Esta semana Trump ha amenazado a India, a Rusia y a Europa con represalias si no ceden a sus exigencias. Su estilo es bien conocido: el ultimátum como forma de presión. Lo ha hecho con la OTAN, con China, con la OMS. Lo hace casi siempre. A veces, le funciona. Pero no siempre. Porque el ultimátum no puede ser una rutina. Si lo es, pierde poder. Pierde fuerza. Se convierte en amenaza vacía. En ruido. Y sin embargo, en esta columna estival, ahora que estamos todos más relajados y menos tensos, voy a romper una lanza en defensa del ultimátum. Porque a pesar de la cultura de lo soft , de la diplomacia suave, del liderazgo empático y de las relaciones yo gano-tú ganas, a veces no queda otra. Hay momentos en que la negociación ha agotado su margen. Cuando la otra parte no entiende razones. O cuando los límites deben marcarse con claridad. Entonces, un ultimátum no solo es válido: es necesario. Por tanto, no me refiero a los ultimátums de Trump, sino a los bien hechos. Así, para que funcione debe cumplir algunas condiciones. A saber:
Primera: no puede ser un farol. Si uno dice “o haces esto o haré aquello”, entonces hay que estar dispuesto a hacer aquello. Si no lo haces, pierdes autoridad para siempre. La amenaza que no se cumple genera el efecto contrario: refuerza al otro. No solo es signo de debilidad, sino de falsedad y descrédito.

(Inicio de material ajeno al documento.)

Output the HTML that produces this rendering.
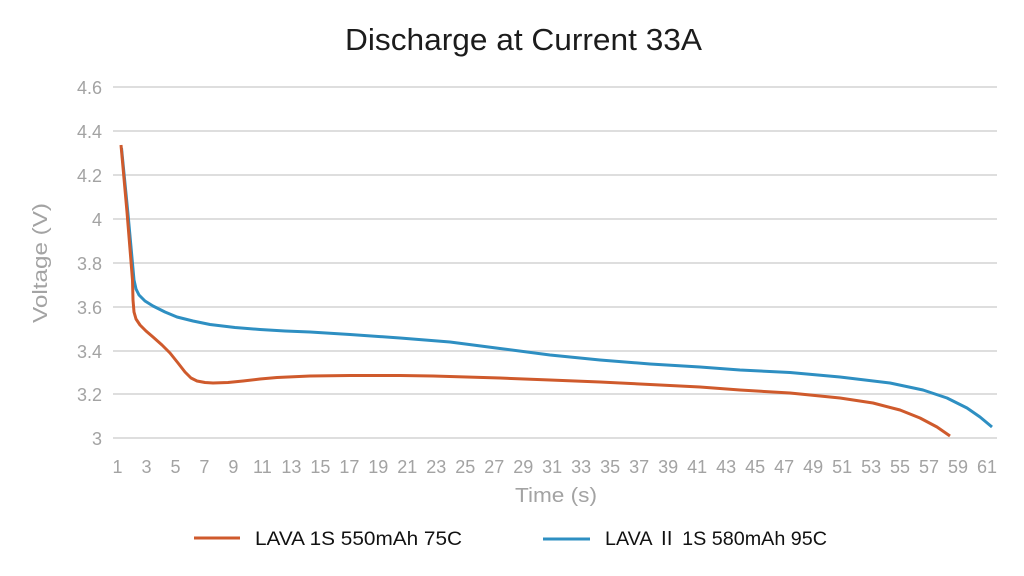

Segunda: debe ser claro. Conciso. Inequívoco. No se trata de intimidar, sino de ser firme. El mensaje no debe dejar dudas. En ese sentido, un buen ultimátum no es emocional. Es sereno. Y ha de ser proporcionado. No como Trump, cuando salta al ruedo con aranceles de más del 100%.
Tercera: debe ser excepcional. Un último recurso. Si lo usas una vez al año, vale. Si lo usas cada semana, eres un déspota. Como el padre que grita cada noche y ya a ninguno de los hijos asusta.
También conviene recordar que un ultimátum, bien planteado, no es necesariamente una amenaza, sino una forma de invitar al otro a tomar responsabilidad. Es una declaración de límites, pero también una llamada al acuerdo antes de que sea demasiado tarde. En ese sentido, tiene un valor moral: subraya que toda decisión (también la de no ceder) tiene consecuencias. Por eso hay que dignificar el ultimátum bien hecho. No demonizarlo. Como tantas herramientas de gestión, no es buena ni mala en sí misma. Es el uso que se haga de ella lo que marca la diferencia. El liderazgo exige ser capaz de negociar, pero también de cerrar. Y cerrar, a veces, implica marcar una línea y no moverse.
Decía Aristóteles que el valor es el justo medio entre la temeridad y la cobardía. Lo mismo podría decirse del ultimátum: se sitúa entre la amenaza vacía y el despotismo. Sin embargo, usado con criterio, es una herramienta de integridad y respeto.